Exercise: In the listing that follows, how many lines contain the string "matplotlib"? Provide only the number.

Collected data:
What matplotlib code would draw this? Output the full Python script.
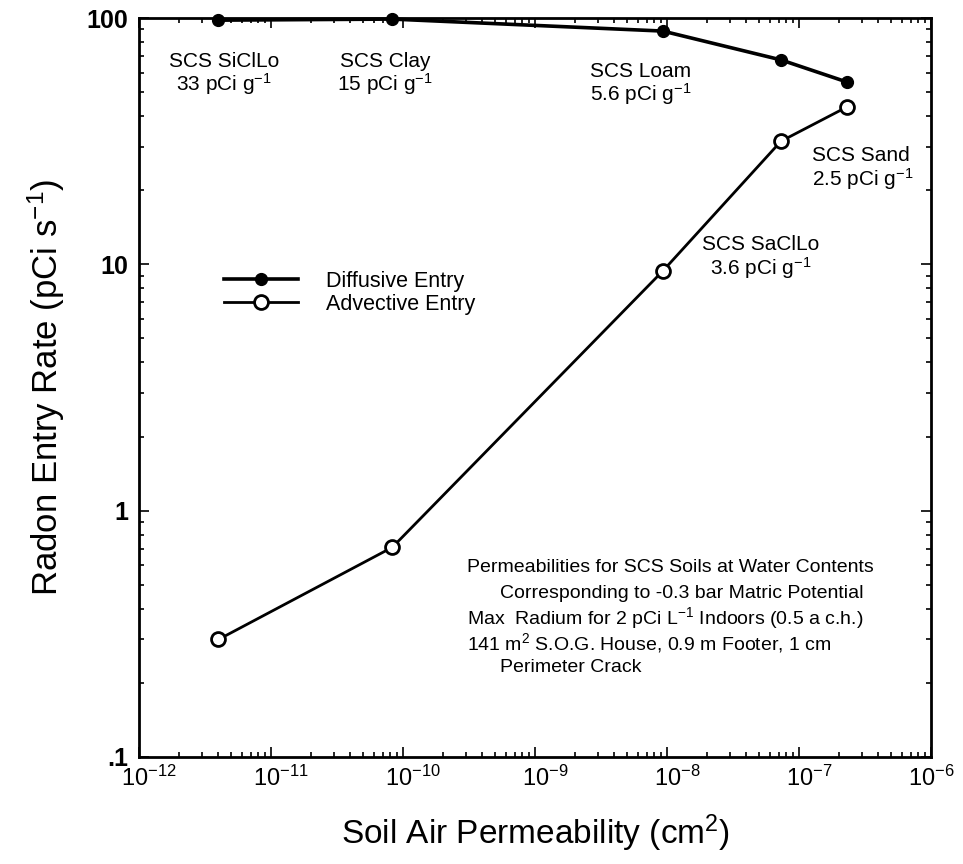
import matplotlib
matplotlib.use("Agg")
import matplotlib.pyplot as plt
import matplotlib.transforms as mtransforms
from matplotlib.ticker import LogLocator, NullFormatter

plt.rcParams['font.family'] = ['Liberation Sans', 'DejaVu Sans']
plt.rcParams['mathtext.fontset'] = 'custom'
plt.rcParams['mathtext.rm'] = 'Liberation Sans'
plt.rcParams['mathtext.it'] = 'Liberation Sans:italic'

# Data
soils = ["SCS SiClLo", "SCS Clay", "SCS Loam", "SCS SaClLo", "SCS Sand"]
permeability = [4.0e-12, 8.3e-11, 9.3e-9, 7.3e-8, 2.3e-7]
diffusive = [98, 99, 88.5, 67.6, 55]
advective = [0.30, 0.71, 9.4, 31.6, 43.5]
radium = ["33", "15", "5.6", "3.6", "2.5"]

x_ticks = [1e-12, 1e-11, 1e-10, 1e-9, 1e-8, 1e-7, 1e-6]
x_tick_labels = ["10$^{-12}$", "10$^{-11}$", "10$^{-10}$", "10$^{-9}$",
                 "10$^{-8}$", "10$^{-7}$", "10$^{-6}$"]
y_ticks = [0.1, 1, 10, 100]
y_tick_labels = [".1", "1", "10", "100"]

notes = [
    "Permeabilities for SCS Soils at Water Contents",
    "Corresponding to -0.3 bar Matric Potential",
    "Max  Radium for 2 pCi L$^{-1}$ Indoors (0.5 a c.h.)",
    "141 m$^{2}$ S.O.G. House, 0.9 m Footer, 1 cm",
    "Perimeter Crack",
]

W, H = 963, 864
fig = plt.figure(figsize=(W/100, H/100), dpi=100)
ax = fig.add_axes([139/W, 1-757/H, (931-139)/W, (757-18)/H])

ax.plot(permeability, diffusive, '-o', color='black', lw=2.6, ms=8.5,
        mfc='black', mec='black', label='Diffusive Entry', clip_on=False, zorder=3)
ax.plot(permeability, advective, '-o', color='black', lw=2.0, ms=10,
        mfc='white', mec='black', mew=2.0, label='Advective Entry', clip_on=False, zorder=3)

ax.set_xscale('log')
ax.set_yscale('log')
ax.set_xlim(1e-12, 1e-6)
ax.set_ylim(0.1, 100)
ax.set_xticks(x_ticks)
ax.set_xticklabels(x_tick_labels)
ax.set_yticks(y_ticks)
ax.set_yticklabels(y_tick_labels)
ax.xaxis.set_minor_locator(LogLocator(base=10, subs=range(2, 10)))
ax.yaxis.set_minor_locator(LogLocator(base=10, subs=range(2, 10)))
ax.xaxis.set_minor_formatter(NullFormatter())
ax.yaxis.set_minor_formatter(NullFormatter())
ax.tick_params(which='both', direction='in', top=True, right=True, width=1.2)
ax.tick_params(which='major', length=7)
ax.tick_params(which='minor', length=3.5)
ax.tick_params(axis='x', labelsize=17, pad=6)
ax.tick_params(axis='y', labelsize=18, pad=8)
for lab in ax.get_yticklabels():
    lab.set_fontweight('bold')
for i, lab in enumerate(ax.get_xticklabels()):
    dx = 10 if i < len(x_tick_labels) - 1 else 0
    lab.set_transform(lab.get_transform() +
                      mtransforms.ScaledTranslation(dx/100, 0, fig.dpi_scale_trans))
for s in ax.spines.values():
    s.set_linewidth(2.0)

ax.set_xlabel("Soil Air Permeability (cm$^{2}$)", fontsize=24, labelpad=16)
ax.set_ylabel("Radon Entry Rate (pCi s$^{-1}$)", fontsize=25, labelpad=14)

fs = 15
def soil_label(i, x, y, ha):
    ax.text(x, y, soils[i] + "\n" + radium[i] + " pCi g$^{-1}$",
            ha=ha, va='center', multialignment=ha if ha != 'center' else 'center',
            fontsize=fs, linespacing=1.05)

soil_label(0, 4.4e-12, 59, 'center')
soil_label(1, 7.3e-11, 59, 'center')
soil_label(2, 2.6e-9, 53.7, 'left')
soil_label(3, 5.1e-8, 10.6, 'center')
soil_label(4, 1.25e-7, 24.4, 'left')

note_y = [568, 593, 618, 643, 667]
note_x = [467, 500, 467, 467, 500]
for t, xp, yp in zip(notes, note_x, note_y):
    ax.text((xp-139)/792, (757-yp)/739, t, transform=ax.transAxes,
            ha='left', va='center', fontsize=14)

ax.legend(loc='center left', bbox_to_anchor=(0.107, 0.628), frameon=False,
          fontsize=15.5, handlelength=3.45, handletextpad=1.3, labelspacing=0.1,
          borderpad=0, borderaxespad=0)

fig.savefig("out.png", dpi=100)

Result of this task: 6